**What the exercise asks:** Show all lines holding the string "that".

**Excerpted records:**
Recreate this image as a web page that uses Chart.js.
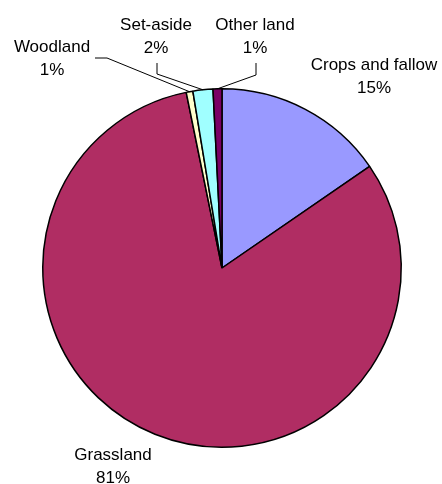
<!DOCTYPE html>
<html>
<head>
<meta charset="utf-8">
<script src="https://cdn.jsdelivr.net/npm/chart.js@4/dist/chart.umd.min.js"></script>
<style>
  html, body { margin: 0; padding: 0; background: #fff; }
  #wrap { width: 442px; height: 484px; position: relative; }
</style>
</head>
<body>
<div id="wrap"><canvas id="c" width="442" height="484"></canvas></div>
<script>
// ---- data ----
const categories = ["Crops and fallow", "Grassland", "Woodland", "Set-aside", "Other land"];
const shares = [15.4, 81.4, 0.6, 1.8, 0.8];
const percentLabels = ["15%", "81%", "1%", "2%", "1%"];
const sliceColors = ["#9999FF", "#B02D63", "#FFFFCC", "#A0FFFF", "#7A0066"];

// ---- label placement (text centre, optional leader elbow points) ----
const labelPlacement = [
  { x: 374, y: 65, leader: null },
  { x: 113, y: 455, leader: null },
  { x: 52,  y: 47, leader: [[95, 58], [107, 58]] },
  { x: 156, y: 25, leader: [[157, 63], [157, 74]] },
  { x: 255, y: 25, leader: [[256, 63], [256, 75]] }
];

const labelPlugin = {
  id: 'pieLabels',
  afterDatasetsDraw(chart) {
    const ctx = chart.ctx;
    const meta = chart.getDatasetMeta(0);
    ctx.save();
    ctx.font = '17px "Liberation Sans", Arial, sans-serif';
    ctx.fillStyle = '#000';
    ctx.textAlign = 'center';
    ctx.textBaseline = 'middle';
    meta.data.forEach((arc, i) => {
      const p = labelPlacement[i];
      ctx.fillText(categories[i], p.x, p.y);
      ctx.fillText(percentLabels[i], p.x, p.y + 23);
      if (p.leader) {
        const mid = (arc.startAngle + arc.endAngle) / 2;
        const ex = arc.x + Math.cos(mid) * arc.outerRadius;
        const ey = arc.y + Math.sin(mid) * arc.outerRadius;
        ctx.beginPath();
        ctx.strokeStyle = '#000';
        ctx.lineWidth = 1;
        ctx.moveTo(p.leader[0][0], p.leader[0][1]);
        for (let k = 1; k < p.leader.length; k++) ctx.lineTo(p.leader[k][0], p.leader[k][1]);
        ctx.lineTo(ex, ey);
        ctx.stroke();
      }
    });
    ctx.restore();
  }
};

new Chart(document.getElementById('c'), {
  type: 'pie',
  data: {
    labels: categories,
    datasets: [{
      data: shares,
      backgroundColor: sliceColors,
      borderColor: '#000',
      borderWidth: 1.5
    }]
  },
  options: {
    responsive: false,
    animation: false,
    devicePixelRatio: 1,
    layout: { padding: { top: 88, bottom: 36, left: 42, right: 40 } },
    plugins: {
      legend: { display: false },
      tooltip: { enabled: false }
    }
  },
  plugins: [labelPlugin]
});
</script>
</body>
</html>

---

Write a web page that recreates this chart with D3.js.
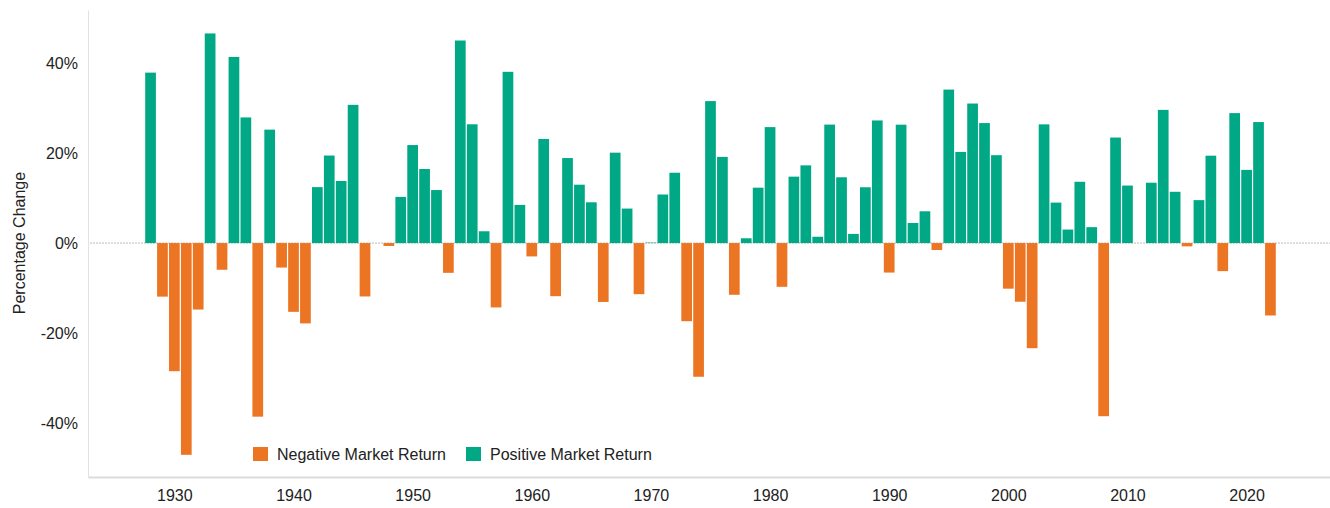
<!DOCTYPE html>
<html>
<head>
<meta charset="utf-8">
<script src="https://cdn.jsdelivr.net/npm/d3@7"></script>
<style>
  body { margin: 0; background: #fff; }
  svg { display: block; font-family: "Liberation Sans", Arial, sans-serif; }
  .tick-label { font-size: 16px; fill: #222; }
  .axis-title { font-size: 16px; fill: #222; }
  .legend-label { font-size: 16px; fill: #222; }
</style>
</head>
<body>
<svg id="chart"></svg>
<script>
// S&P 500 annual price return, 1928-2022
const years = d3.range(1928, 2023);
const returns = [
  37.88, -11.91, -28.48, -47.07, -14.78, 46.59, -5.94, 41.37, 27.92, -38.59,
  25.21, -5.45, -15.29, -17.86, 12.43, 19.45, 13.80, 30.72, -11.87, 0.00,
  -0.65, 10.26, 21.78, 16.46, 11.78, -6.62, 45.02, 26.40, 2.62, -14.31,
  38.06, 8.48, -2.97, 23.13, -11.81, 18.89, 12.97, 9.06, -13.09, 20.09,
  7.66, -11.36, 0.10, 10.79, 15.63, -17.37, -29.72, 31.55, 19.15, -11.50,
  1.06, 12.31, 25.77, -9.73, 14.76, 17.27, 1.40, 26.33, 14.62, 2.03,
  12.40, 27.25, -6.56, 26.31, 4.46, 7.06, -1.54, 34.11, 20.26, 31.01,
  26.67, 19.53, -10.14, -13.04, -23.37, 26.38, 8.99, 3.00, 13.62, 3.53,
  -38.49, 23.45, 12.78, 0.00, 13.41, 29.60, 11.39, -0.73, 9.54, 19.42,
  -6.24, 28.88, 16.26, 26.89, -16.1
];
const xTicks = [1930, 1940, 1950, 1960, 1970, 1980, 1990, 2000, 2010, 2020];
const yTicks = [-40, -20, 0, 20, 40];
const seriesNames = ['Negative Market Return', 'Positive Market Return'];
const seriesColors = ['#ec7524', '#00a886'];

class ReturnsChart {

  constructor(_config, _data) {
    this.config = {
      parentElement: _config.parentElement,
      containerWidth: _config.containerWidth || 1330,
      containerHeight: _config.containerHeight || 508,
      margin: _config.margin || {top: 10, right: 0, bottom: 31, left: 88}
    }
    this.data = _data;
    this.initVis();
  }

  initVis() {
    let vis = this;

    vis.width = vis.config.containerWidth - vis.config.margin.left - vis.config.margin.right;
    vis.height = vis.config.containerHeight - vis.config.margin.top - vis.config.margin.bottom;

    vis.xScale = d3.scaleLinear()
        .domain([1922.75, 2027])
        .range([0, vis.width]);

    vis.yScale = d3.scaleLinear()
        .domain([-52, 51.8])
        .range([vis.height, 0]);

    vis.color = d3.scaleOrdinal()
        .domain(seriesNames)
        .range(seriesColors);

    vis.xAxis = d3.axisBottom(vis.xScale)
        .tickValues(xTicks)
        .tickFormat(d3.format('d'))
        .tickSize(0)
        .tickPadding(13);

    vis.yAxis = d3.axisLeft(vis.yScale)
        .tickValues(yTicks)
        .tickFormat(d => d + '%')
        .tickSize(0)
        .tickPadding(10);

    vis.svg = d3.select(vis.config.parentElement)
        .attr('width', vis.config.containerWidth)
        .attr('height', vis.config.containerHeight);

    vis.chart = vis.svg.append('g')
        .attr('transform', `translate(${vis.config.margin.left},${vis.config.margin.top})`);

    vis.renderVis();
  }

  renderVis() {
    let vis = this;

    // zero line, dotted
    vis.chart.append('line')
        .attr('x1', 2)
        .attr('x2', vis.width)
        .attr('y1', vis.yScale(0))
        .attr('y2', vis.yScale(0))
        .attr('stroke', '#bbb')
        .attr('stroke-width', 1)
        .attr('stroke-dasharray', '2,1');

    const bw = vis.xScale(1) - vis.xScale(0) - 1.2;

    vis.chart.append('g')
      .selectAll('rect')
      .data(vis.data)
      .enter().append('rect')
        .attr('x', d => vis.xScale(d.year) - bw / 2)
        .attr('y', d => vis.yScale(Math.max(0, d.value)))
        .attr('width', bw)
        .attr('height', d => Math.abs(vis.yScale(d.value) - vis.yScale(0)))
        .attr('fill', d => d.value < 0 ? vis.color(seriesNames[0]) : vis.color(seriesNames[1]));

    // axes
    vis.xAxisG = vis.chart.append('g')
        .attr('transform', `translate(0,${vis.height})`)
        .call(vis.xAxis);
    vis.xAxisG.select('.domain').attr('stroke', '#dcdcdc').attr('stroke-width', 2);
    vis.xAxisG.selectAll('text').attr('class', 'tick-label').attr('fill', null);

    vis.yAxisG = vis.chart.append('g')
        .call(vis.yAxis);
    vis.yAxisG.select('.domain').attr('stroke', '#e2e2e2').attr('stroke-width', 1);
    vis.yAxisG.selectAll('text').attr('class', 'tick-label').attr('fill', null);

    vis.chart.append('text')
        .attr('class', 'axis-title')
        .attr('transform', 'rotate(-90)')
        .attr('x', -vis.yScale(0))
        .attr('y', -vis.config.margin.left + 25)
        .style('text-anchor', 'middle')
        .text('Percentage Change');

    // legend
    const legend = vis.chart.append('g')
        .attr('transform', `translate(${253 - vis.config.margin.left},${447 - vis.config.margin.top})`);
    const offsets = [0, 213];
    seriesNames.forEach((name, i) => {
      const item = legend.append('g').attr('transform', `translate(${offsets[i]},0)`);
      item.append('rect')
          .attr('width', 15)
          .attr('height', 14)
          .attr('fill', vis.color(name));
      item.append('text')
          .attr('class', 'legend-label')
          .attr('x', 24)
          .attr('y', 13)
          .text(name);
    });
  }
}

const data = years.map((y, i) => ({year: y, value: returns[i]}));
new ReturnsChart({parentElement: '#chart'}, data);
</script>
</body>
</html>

**Task answer:**
Recreate this image as a web page that uses Chart.js.
Write a web page that recreates this chart with D3.js.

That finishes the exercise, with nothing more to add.